SARAH VAUGHAN "SEND IN THE CLOWNS"
Richard Meyer | 08/26/1998
(3 out of 5 stars)
"Review by Kirk Douglas ProvoJazz "purists" will not be particularly fond of this album, though true followers of The Divine One will find it interesting, if nothing more to hear her voice in these contemporary settings. Like her "Songs of the Beatles" record, Sarah is decidedly more pop on these numbers and, yes, even verging on disco(!) on a few numbers. Her voice as an interpretive instrument is in full force though, even when then selections are questionable or lacking in integrity. She goes through the title song, winningly, as she has many many times before.
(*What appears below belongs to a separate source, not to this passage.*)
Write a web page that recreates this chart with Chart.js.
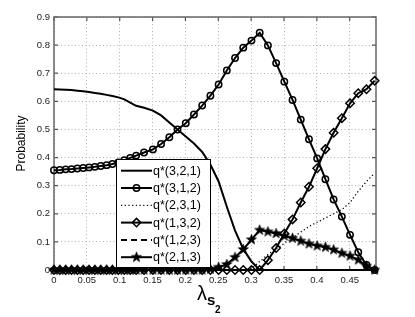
<!DOCTYPE html>
<html><head><meta charset="utf-8">
<script src="https://cdn.jsdelivr.net/npm/chart.js@4/dist/chart.umd.min.js"></script>
<style>html,body{margin:0;padding:0;background:#fff;}#wrap{width:415px;height:317px;position:relative;}</style>
</head><body><div id="wrap"><canvas id="c"></canvas></div>
<script>
// lambda_{s2} sample positions
const lambdaS2 = [0, 0.0089, 0.0178, 0.0267, 0.0356, 0.0444, 0.0533, 0.0622, 0.0711, 0.08, 0.0889,
  0.098, 0.107, 0.116, 0.125, 0.137, 0.1505, 0.163, 0.1755, 0.188, 0.2005, 0.213, 0.2255, 0.238,
  0.2505, 0.263, 0.2755, 0.288, 0.3005, 0.313, 0.3255, 0.338, 0.3505, 0.363, 0.3755, 0.388, 0.4005,
  0.413, 0.4255, 0.438, 0.4505, 0.463, 0.4755, 0.488];
const q321 = [0.643, 0.642, 0.641, 0.640, 0.638, 0.636, 0.633, 0.630, 0.627, 0.623, 0.619,
  0.614, 0.607, 0.595, 0.584, 0.577, 0.567, 0.550, 0.525, 0.500, 0.475, 0.450, 0.420, 0.375,
  0.315, 0.225, 0.140, 0.075, 0.030, 0, 0, 0, 0, 0, 0, 0, 0,
  0, 0, 0, 0, 0, 0, 0];
const q312 = [0.355, 0.356, 0.358, 0.359, 0.361, 0.363, 0.365, 0.367, 0.370, 0.373, 0.377,
  0.383, 0.391, 0.399, 0.407, 0.418, 0.429, 0.448, 0.472, 0.500, 0.522, 0.553, 0.585, 0.620,
  0.660, 0.710, 0.754, 0.791, 0.816, 0.844, 0.799, 0.736, 0.670, 0.605, 0.535, 0.465, 0.397,
  0.323, 0.251, 0.190, 0.125, 0.063, 0.018, 0];
const q231 = [0, 0, 0, 0, 0, 0, 0, 0, 0, 0, 0,
  0, 0, 0, 0, 0, 0, 0, 0, 0, 0, 0, 0, 0,
  0, 0, 0, 0, 0.005, 0.030, 0.055, 0.075, 0.095, 0.115, 0.135, 0.155, 0.170,
  0.185, 0.200, 0.215, 0.240, 0.280, 0.315, 0.345];
const q132 = [0, 0, 0, 0, 0, 0, 0, 0, 0, 0, 0,
  0, 0, 0, 0, 0, 0, 0, 0, 0, 0, 0, 0, 0,
  0, 0, 0, 0, 0, 0, 0.035, 0.078, 0.130, 0.180, 0.240, 0.296, 0.362,
  0.430, 0.488, 0.540, 0.593, 0.629, 0.643, 0.673];
const q123 = [0, 0, 0, 0, 0, 0, 0, 0, 0, 0, 0,
  0, 0, 0, 0, 0, 0, 0, 0, 0, 0, 0, 0, 0,
  0, 0, 0, 0, 0, 0, 0, 0, 0, 0, 0, 0, 0,
  0, 0, 0, 0, 0, 0, 0];
const q213 = [0, 0, 0, 0, 0, 0, 0, 0, 0, 0, 0,
  0, 0, 0, 0, 0, 0, 0, 0, 0, 0, 0, 0, 0.003,
  0.010, 0.020, 0.045, 0.073, 0.108, 0.142, 0.136, 0.130, 0.121, 0.113, 0.103, 0.093, 0.086,
  0.081, 0.072, 0.060, 0.050, 0.036, 0.014, 0];
const seriesLabels = ['q*(3,2,1)', 'q*(3,1,2)', 'q*(2,3,1)', 'q*(1,3,2)', 'q*(1,2,3)', 'q*(2,1,3)'];
const xTicks = [0, 0.05, 0.1, 0.15, 0.2, 0.25, 0.3, 0.35, 0.4, 0.45];
const yTicks = [0, 0.1, 0.2, 0.3, 0.4, 0.5, 0.6, 0.7, 0.8, 0.9];
const yAxisTitle = 'Probability';

function pentagram(r) {
  const s = Math.ceil(r * 2 + 2);
  const c = document.createElement('canvas');
  c.width = s; c.height = s;
  const g = c.getContext('2d');
  g.beginPath();
  for (let i = 0; i < 10; i++) {
    const a = -Math.PI / 2 + i * Math.PI / 5;
    const rr = i % 2 === 0 ? r : r * 0.4;
    g.lineTo(s / 2 + rr * Math.cos(a), s / 2 + rr * Math.sin(a));
  }
  g.closePath();
  g.fillStyle = '#000'; g.fill();
  g.strokeStyle = '#000'; g.lineWidth = 0.8; g.stroke();
  return c;
}
const starImg = pentagram(5.2);

const pts = arr => arr.map((v, i) => ({x: lambdaS2[i], y: v}));
const base = {borderColor: '#000', borderWidth: 2, pointBorderColor: '#000', pointBackgroundColor: 'rgba(0,0,0,0)', pointBorderWidth: 1.5, tension: 0, clip: false, pointHoverRadius: 0};
const datasets = [
  Object.assign({}, base, {label: seriesLabels[0], data: pts(q321), pointRadius: 0, order: 5}),
  Object.assign({}, base, {label: seriesLabels[1], data: pts(q312), pointStyle: 'circle', pointRadius: 3.2, order: 4}),
  Object.assign({}, base, {label: seriesLabels[2], data: pts(q231), pointRadius: 0, borderWidth: 1.3, borderDash: [1.2, 2.5], order: 3}),
  Object.assign({}, base, {label: seriesLabels[3], data: pts(q132), pointStyle: 'rectRot', pointRadius: 4.2, order: 2}),
  Object.assign({}, base, {label: seriesLabels[4], data: pts(q123), pointRadius: 0, borderDash: [6, 4], order: 1}),
  Object.assign({}, base, {label: seriesLabels[5], data: pts(q213), pointStyle: starImg, pointRadius: 5, order: 0})
];

function drawMarker(ctx, ds, x, y) {
  ctx.save();
  ctx.strokeStyle = '#000'; ctx.lineWidth = ds.pointBorderWidth;
  if (ds.pointStyle === 'circle' && ds.pointRadius > 0) {
    ctx.beginPath(); ctx.arc(x, y, ds.pointRadius, 0, Math.PI * 2); ctx.stroke();
  } else if (ds.pointStyle === 'rectRot' && ds.pointRadius > 0) {
    const r = ds.pointRadius;
    ctx.beginPath(); ctx.moveTo(x, y - r); ctx.lineTo(x + r, y); ctx.lineTo(x, y + r); ctx.lineTo(x - r, y); ctx.closePath(); ctx.stroke();
  } else if (ds.pointStyle instanceof HTMLCanvasElement) {
    ctx.drawImage(ds.pointStyle, x - ds.pointStyle.width / 2, y - ds.pointStyle.height / 2);
  }
  ctx.restore();
}

const frame = {
  id: 'frame',
  beforeDatasetsDraw(chart) {
    const {ctx, chartArea: a, scales: {x, y}} = chart;
    ctx.save();
    ctx.strokeStyle = '#555'; ctx.lineWidth = 1.2;
    ctx.beginPath();
    yTicks.forEach(v => { const p = y.getPixelForValue(v); ctx.moveTo(a.left, p); ctx.lineTo(a.left + 4, p); ctx.moveTo(a.right, p); ctx.lineTo(a.right - 4, p); });
    xTicks.forEach(v => { const p = x.getPixelForValue(v); ctx.moveTo(p, a.bottom); ctx.lineTo(p, a.bottom - 4); ctx.moveTo(p, a.top); ctx.lineTo(p, a.top + 4); });
    ctx.stroke();
    ctx.strokeStyle = '#666'; ctx.lineWidth = 1.5;
    ctx.strokeRect(a.left, a.top, a.right - a.left, a.bottom - a.top);
    ctx.restore();
  },
  afterDraw(chart) {
    const {ctx} = chart;
    ctx.save();
    // legend
    const lx = 116, ly = 159, lw = 94, lh = 108;
    ctx.fillStyle = '#fff'; ctx.fillRect(lx, ly, lw, lh);
    ctx.strokeStyle = '#000'; ctx.lineWidth = 1; ctx.strokeRect(lx + 0.5, ly + 0.5, lw, lh);
    ctx.font = '12.5px "Liberation Sans", Arial, sans-serif';
    ctx.textBaseline = 'middle'; ctx.textAlign = 'left';
    chart.data.datasets.forEach((ds, i) => {
      const cy = 170.7 + i * 17.3;
      ctx.save();
      ctx.strokeStyle = '#000'; ctx.lineWidth = ds.borderWidth;
      ctx.setLineDash(ds.borderDash || []);
      ctx.beginPath(); ctx.moveTo(121, cy); ctx.lineTo(152, cy); ctx.stroke();
      ctx.restore();
      drawMarker(ctx, ds, 136.5, cy);
      ctx.fillStyle = '#000';
      ctx.fillText(ds.label, 153, cy + 0.5);
    });
    // x axis title lambda_{s_2}
    ctx.fillStyle = '#000'; ctx.textBaseline = 'alphabetic';
    ctx.font = '20px "Liberation Sans", Arial, sans-serif';
    ctx.fillText('λ', 197, 300);
    ctx.font = 'bold 15px "Liberation Sans", Arial, sans-serif';
    ctx.fillText('s', 207, 305);
    ctx.font = 'bold 10px "Liberation Sans", Arial, sans-serif';
    ctx.fillText('2', 215, 313);
    ctx.restore();
  }
};

new Chart(document.getElementById('c'), {
  type: 'line',
  data: {datasets},
  plugins: [frame],
  options: {
    responsive: true, maintainAspectRatio: false, animation: false,
    layout: {padding: {top: 17, right: 39, left: 0, bottom: 0}},
    plugins: {legend: {display: false}, tooltip: {enabled: false}},
    scales: {
      x: {
        type: 'linear', min: 0, max: 0.49,
        afterBuildTicks: s => { s.ticks = xTicks.map(v => ({value: v})); },
        afterFit: s => { s.height = 47; },
        grid: {color: '#b0b0b0', lineWidth: 1, drawTicks: false},
        border: {display: false, dash: [1, 2.5]},
        ticks: {padding: 5, maxRotation: 0, autoSkip: false, color: '#222', font: {size: 9.5, family: '"Liberation Sans", Arial, sans-serif'}, callback: v => String(v)}
      },
      y: {
        type: 'linear', min: 0, max: 0.9,
        afterBuildTicks: s => { s.ticks = yTicks.map(v => ({value: v})); },
        afterFit: s => { s.width = 54; },
        grid: {color: '#b0b0b0', lineWidth: 1, drawTicks: false},
        border: {display: false, dash: [1, 2.5]},
        ticks: {padding: 4, color: '#222', font: {size: 9.5, family: '"Liberation Sans", Arial, sans-serif'}, callback: v => String(v)},
        title: {display: true, text: yAxisTitle, color: '#000', padding: {top: 14, bottom: 0}, font: {size: 12, family: '"Liberation Sans", Arial, sans-serif'}}
      }
    }
  }
});
</script></body></html>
This version, though is a little on the short side. "Love Don't Live Here Anymore" is a pleasant but sad tale of a relationship gone wrong. Sassy conveys the drama knowingly . . . "That'll Be Johnny" is delightfully rhythmic and Vaughan does not lose it, though the tune is a bit different from alot that she has done through the years. "Right In The Next Room" and "I Need You More (Than Ever Now)" are mid-tempo fare that have a bit of the dancefloor in them, while "On Thinking It Over" is quietly pretty, moving . . . "Do Away With April" is clever, poking fun at all those old songs about the month where so many fall in love, at least according to the poets of the day. Most interesting is the fact that Vaughan had sung many of the April songs herself! "Frasier (The Sensuous Lion)" is a novelty song, if ever Vaughan has sung one. Yes, it is a song about a lion(!!!) and the signer's sense of humour and unique gift for timing is in full display throughout. One just wonders, though, why was Vaughan given this song to sing in this context. It would have been more at home at say, "Circus of the Stars".Sarah could sing anything for sure, and here she does. At nest this album will make you smile."